SOURCE EXCERPT —
[start]

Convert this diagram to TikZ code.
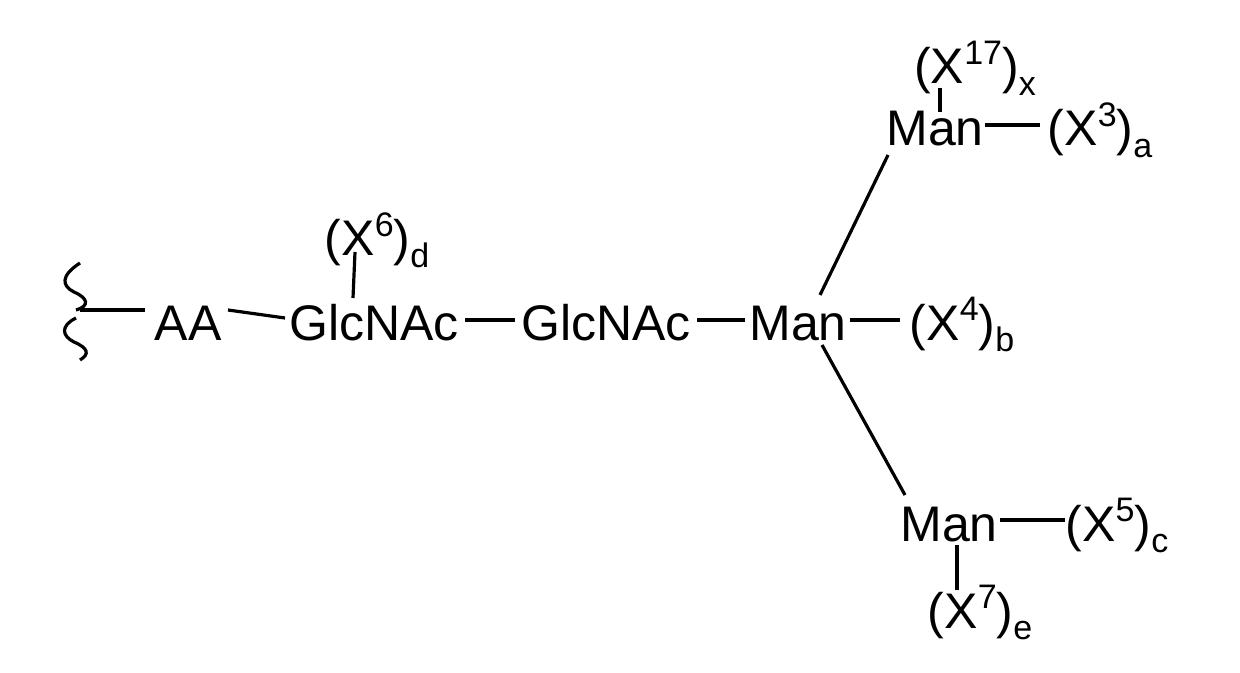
\documentclass[tikz,border=0pt]{standalone}
\usepackage{fontspec}
\usetikzlibrary{calc}
\setmainfont{Liberation Sans}
\newcommand{\myup}[1]{\raisebox{0.75ex}{\fontsize{17}{17}\selectfont #1}}
\newcommand{\mydn}[1]{\raisebox{-0.45ex}{\fontsize{17}{17}\selectfont #1}}
\begin{document}
\begin{tikzpicture}[x=0.5pt,y=-0.5pt,
  t/.style={inner sep=0pt,anchor=base,font=\fontsize{25}{28}\selectfont},
  bond/.style={line width=1.6pt}]
\useasboundingbox (0,0) rectangle (1240,673);
\node[t] (aa) at (188,340) {AA};
\node[t] (g1) at (374,340) {GlcNAc};
\node[t] (g2) at (606,340) {GlcNAc};
\node[t] (m) at (798,340) {Man};
\node[t] (x4) at (962,340) {(X\myup{4})\mydn{b}};
\node[t] (mt) at (935,146) {Man};
\node[t] (x3) at (1100,146) {(X\myup{3})\mydn{a}};
\node[t] (x17) at (975,84) {(X\myup{17})\mydn{x}};
\node[t] (mb) at (949,541) {Man};
\node[t] (x5) at (1117,541) {(X\myup{5})\mydn{c}};
\node[t] (x7) at (980,628) {(X\myup{7})\mydn{e}};
\node[t] (x6) at (377,256) {(X\myup{6})\mydn{d}};
\coordinate (sq) at (80,310);
\draw[bond] (sq) -- ($(aa.base)+(-43,-30)$);
\draw[bond] ($(aa.base)+(40,-30)$) -- ($(g1.base)+(-89,-22)$);
\draw[bond] ($(g1.base)+(91,-20)$) -- ($(g2.base)+(-91,-20)$);
\draw[bond] ($(g2.base)+(91,-20)$) -- ($(m.base)+(-53,-20)$);
\draw[bond] ($(m.base)+(52,-20)$) -- ($(x4.base)+(-62,-20)$);
\draw[bond] ($(mt.base)+(50,-21)$) -- ($(x3.base)+(-60,-21)$);
\draw[bond] ($(x17.base)+(-35,4)$) -- ($(mt.base)+(5,-34)$);
\draw[bond] ($(m.base)+(22,-45)$) -- ($(mt.base)+(-47,9)$);
\draw[bond] ($(m.base)+(24,5)$) -- ($(mb.base)+(-44,-46)$);
\draw[bond] ($(mb.base)+(51,-21)$) -- ($(x5.base)+(-52,-21)$);
\draw[bond] ($(mb.base)+(8,4)$) -- ($(x7.base)+(-23,-38)$);
\draw[bond] ($(x6.base)+(-22,-4)$) -- ($(g1.base)+(-21,-42)$);
\draw[bond] (80,263) .. controls (60,276) and (62,286) .. (74,292) .. controls (88,298) and (90,306) .. (76,310);
\draw[bond] (76,318) .. controls (60,326) and (62,336) .. (74,342) .. controls (88,348) and (90,354) .. (80,360);
\end{tikzpicture}
\end{document}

[end]

Write out the listing word for word, omitting the pictures it holds.

Convert this diagram to TikZ code.
\documentclass[tikz,border=0pt]{standalone}
\usepackage{fontspec}
\usetikzlibrary{calc}
\setmainfont{Liberation Sans}
\newcommand{\myup}[1]{\raisebox{0.75ex}{\fontsize{17}{17}\selectfont #1}}
\newcommand{\mydn}[1]{\raisebox{-0.45ex}{\fontsize{17}{17}\selectfont #1}}
\begin{document}
\begin{tikzpicture}[x=0.5pt,y=-0.5pt,
  t/.style={inner sep=0pt,anchor=base,font=\fontsize{25}{28}\selectfont},
  bond/.style={line width=1.6pt}]
\useasboundingbox (0,0) rectangle (1240,673);
\node[t] (aa) at (188,340) {AA};
\node[t] (g1) at (374,340) {GlcNAc};
\node[t] (g2) at (606,340) {GlcNAc};
\node[t] (m) at (798,340) {Man};
\node[t] (x4) at (962,340) {(X\myup{4})\mydn{b}};
\node[t] (mt) at (935,146) {Man};
\node[t] (x3) at (1100,146) {(X\myup{3})\mydn{a}};
\node[t] (x17) at (975,84) {(X\myup{17})\mydn{x}};
\node[t] (mb) at (949,541) {Man};
\node[t] (x5) at (1117,541) {(X\myup{5})\mydn{c}};
\node[t] (x7) at (980,628) {(X\myup{7})\mydn{e}};
\node[t] (x6) at (377,256) {(X\myup{6})\mydn{d}};
\coordinate (sq) at (80,310);
\draw[bond] (sq) -- ($(aa.base)+(-43,-30)$);
\draw[bond] ($(aa.base)+(40,-30)$) -- ($(g1.base)+(-89,-22)$);
\draw[bond] ($(g1.base)+(91,-20)$) -- ($(g2.base)+(-91,-20)$);
\draw[bond] ($(g2.base)+(91,-20)$) -- ($(m.base)+(-53,-20)$);
\draw[bond] ($(m.base)+(52,-20)$) -- ($(x4.base)+(-62,-20)$);
\draw[bond] ($(mt.base)+(50,-21)$) -- ($(x3.base)+(-60,-21)$);
\draw[bond] ($(x17.base)+(-35,4)$) -- ($(mt.base)+(5,-34)$);
\draw[bond] ($(m.base)+(22,-45)$) -- ($(mt.base)+(-47,9)$);
\draw[bond] ($(m.base)+(24,5)$) -- ($(mb.base)+(-44,-46)$);
\draw[bond] ($(mb.base)+(51,-21)$) -- ($(x5.base)+(-52,-21)$);
\draw[bond] ($(mb.base)+(8,4)$) -- ($(x7.base)+(-23,-38)$);
\draw[bond] ($(x6.base)+(-22,-4)$) -- ($(g1.base)+(-21,-42)$);
\draw[bond] (80,263) .. controls (60,276) and (62,286) .. (74,292) .. controls (88,298) and (90,306) .. (76,310);
\draw[bond] (76,318) .. controls (60,326) and (62,336) .. (74,342) .. controls (88,348) and (90,354) .. (80,360);
\end{tikzpicture}
\end{document}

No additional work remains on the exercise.